Lines that contain the string "chart" are to be copied; leave out all others.

╭─ Data lines

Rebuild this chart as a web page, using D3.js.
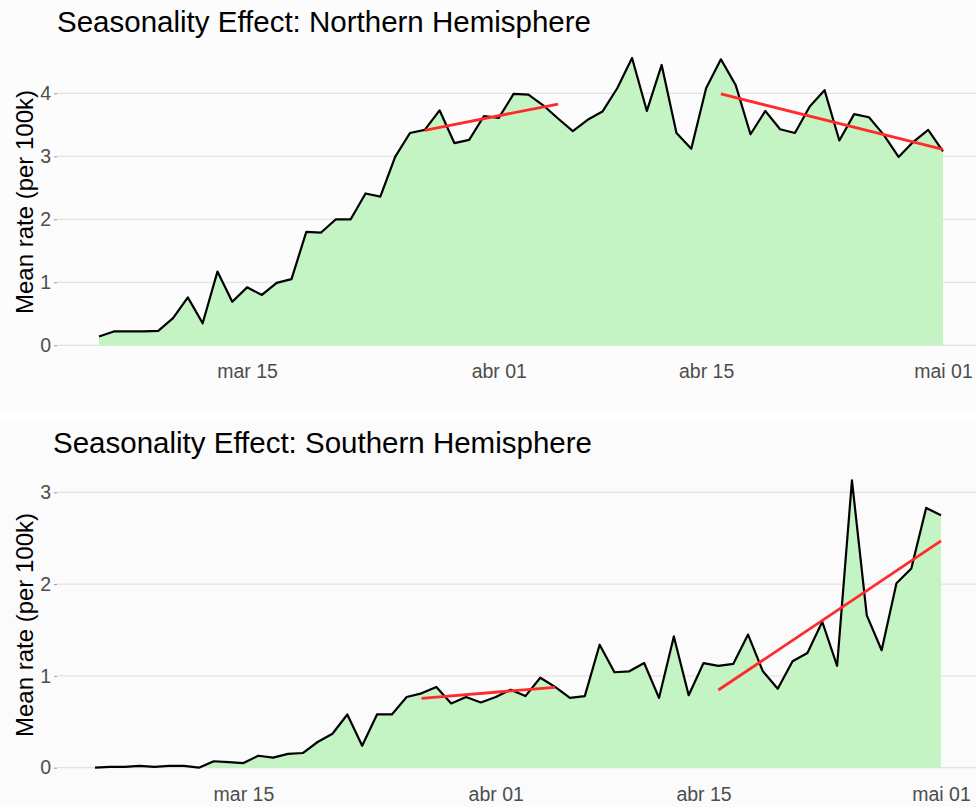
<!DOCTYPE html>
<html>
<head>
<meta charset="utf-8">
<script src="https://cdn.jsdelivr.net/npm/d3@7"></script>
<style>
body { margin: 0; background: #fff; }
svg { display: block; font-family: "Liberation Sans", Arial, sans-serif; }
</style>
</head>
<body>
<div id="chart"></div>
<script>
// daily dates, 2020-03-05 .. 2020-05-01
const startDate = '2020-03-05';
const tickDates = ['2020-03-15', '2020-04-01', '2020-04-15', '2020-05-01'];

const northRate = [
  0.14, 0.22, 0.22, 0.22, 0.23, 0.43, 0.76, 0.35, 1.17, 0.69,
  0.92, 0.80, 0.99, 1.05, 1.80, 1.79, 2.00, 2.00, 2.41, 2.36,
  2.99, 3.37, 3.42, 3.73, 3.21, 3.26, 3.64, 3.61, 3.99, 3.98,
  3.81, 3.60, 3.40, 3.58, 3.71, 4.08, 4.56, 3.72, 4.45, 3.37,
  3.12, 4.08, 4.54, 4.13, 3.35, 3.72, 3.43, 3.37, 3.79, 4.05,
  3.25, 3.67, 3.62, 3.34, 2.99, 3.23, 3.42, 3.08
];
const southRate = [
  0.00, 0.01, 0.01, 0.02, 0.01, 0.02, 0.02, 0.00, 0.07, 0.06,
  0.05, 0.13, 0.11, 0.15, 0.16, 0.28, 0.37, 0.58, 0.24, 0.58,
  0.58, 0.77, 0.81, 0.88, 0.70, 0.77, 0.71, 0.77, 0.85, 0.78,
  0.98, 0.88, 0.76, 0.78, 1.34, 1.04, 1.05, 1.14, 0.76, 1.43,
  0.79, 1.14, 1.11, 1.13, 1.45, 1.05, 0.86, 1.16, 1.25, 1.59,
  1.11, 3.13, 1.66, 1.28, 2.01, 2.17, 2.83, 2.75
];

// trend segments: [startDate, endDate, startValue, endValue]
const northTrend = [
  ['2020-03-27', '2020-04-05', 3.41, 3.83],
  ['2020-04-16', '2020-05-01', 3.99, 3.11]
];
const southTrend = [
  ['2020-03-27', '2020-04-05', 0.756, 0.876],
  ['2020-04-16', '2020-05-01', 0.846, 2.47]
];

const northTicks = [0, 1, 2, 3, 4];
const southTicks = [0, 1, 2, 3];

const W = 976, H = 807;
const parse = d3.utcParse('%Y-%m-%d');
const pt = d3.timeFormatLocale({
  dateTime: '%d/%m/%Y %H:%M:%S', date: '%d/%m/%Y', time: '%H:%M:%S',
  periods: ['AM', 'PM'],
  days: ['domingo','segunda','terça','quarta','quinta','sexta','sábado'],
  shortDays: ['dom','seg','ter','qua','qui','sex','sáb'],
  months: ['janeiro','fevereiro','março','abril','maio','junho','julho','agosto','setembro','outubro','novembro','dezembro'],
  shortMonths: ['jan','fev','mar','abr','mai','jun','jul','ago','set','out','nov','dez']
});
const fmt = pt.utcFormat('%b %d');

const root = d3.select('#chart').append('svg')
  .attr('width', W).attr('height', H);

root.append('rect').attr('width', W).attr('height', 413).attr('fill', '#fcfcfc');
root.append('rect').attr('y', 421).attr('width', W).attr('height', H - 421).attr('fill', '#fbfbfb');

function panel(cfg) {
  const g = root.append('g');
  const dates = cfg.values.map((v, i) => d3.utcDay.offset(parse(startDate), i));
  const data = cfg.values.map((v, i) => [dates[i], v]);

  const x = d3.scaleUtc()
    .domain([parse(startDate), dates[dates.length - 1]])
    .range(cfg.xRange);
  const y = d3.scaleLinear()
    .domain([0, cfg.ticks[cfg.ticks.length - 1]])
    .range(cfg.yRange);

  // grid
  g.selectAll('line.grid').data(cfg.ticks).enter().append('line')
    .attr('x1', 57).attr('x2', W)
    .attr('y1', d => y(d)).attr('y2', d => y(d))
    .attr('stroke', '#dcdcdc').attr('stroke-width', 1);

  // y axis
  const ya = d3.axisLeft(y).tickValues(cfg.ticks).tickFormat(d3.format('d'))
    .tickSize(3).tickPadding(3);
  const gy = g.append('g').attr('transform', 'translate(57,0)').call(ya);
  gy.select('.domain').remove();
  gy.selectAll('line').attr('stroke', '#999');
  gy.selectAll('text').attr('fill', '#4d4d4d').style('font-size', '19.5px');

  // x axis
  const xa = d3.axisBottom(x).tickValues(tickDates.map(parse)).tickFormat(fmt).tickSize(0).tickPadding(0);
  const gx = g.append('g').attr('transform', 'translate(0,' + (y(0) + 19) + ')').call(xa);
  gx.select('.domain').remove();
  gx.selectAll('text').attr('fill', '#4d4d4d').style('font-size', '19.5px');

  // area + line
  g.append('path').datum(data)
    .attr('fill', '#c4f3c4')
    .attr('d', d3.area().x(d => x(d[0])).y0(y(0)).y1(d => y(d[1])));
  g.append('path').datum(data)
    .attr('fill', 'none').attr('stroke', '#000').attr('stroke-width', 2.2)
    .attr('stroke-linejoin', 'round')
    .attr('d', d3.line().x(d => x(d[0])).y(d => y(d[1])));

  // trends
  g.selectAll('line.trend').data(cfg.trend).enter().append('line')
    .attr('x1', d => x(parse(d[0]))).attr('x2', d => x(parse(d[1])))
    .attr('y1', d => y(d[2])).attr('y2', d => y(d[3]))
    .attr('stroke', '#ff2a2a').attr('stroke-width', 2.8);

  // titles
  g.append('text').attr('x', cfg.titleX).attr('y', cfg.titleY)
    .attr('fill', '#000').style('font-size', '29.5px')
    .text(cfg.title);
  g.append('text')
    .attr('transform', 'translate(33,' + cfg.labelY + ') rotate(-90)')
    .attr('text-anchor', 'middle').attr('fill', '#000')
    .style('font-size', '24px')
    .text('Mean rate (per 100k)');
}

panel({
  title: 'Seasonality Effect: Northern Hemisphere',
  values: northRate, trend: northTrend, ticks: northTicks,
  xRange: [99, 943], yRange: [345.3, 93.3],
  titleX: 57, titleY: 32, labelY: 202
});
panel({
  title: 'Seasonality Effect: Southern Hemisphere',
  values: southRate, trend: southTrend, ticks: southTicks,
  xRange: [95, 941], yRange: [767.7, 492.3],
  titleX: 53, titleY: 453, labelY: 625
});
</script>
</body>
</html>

╰─

Completed task
Rebuild this chart as a web page, using D3.js.
<div id="chart"></div>
const root = d3.select('#chart').append('svg')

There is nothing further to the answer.